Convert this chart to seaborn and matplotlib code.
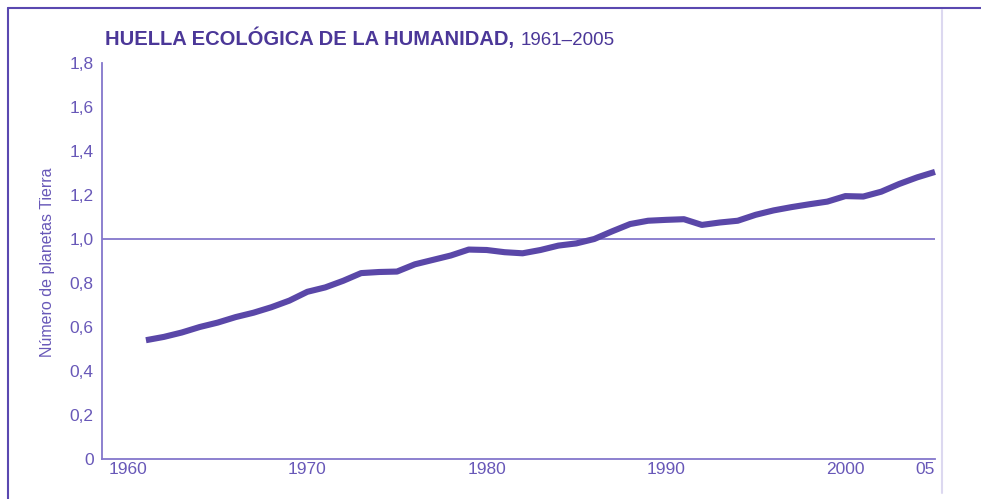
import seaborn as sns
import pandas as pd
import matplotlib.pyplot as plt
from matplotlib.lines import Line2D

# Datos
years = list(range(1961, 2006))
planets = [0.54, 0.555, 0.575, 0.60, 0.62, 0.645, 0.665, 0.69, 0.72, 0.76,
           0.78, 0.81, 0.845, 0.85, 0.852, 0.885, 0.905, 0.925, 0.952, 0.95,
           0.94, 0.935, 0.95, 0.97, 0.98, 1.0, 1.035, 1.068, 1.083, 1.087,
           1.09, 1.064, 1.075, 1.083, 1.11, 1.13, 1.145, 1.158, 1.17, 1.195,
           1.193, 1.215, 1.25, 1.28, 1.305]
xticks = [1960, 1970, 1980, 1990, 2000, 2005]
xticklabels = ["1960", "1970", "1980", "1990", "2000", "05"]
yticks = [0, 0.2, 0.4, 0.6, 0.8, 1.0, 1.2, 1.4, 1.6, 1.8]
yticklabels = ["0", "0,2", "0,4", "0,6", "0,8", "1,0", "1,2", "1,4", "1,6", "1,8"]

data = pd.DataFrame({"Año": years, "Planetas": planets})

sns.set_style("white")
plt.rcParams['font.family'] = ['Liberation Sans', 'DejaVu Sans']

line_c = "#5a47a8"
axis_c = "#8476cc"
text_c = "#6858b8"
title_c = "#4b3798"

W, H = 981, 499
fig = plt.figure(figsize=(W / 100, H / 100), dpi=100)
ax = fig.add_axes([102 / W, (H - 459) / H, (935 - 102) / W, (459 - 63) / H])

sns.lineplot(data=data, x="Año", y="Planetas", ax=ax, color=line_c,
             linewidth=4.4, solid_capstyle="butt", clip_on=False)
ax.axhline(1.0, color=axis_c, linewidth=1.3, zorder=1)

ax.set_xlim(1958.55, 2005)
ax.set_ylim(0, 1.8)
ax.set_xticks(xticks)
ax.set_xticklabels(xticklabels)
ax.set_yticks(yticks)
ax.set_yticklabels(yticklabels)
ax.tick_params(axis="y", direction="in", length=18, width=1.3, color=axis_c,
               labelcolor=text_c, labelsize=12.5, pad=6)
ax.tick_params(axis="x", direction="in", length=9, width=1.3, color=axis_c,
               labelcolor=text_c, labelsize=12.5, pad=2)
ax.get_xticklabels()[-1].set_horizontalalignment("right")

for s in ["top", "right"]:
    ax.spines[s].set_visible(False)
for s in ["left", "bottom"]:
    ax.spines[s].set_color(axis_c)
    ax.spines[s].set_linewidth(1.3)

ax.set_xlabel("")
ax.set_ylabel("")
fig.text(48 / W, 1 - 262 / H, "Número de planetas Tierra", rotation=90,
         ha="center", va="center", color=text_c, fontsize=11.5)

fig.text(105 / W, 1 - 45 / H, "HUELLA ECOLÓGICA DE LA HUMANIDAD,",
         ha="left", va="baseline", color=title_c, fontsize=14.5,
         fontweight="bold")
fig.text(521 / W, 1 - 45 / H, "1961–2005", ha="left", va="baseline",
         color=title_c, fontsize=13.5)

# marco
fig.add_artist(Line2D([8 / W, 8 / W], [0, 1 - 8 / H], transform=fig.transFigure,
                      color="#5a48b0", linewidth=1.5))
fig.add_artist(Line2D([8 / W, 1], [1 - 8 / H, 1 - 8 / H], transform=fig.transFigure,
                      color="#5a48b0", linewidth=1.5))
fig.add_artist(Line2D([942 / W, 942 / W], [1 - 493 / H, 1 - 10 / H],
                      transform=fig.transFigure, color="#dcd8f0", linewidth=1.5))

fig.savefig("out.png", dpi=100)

▶ **SET EXERCISE**
Each line from the top of the material through the line containing "from matplotlib.lines import Line2D" should be reproduced exactly; please drop any images.

▶ **ANSWER**
Convert this chart to seaborn and matplotlib code.
import seaborn as sns
import pandas as pd
import matplotlib.pyplot as plt
from matplotlib.lines import Line2D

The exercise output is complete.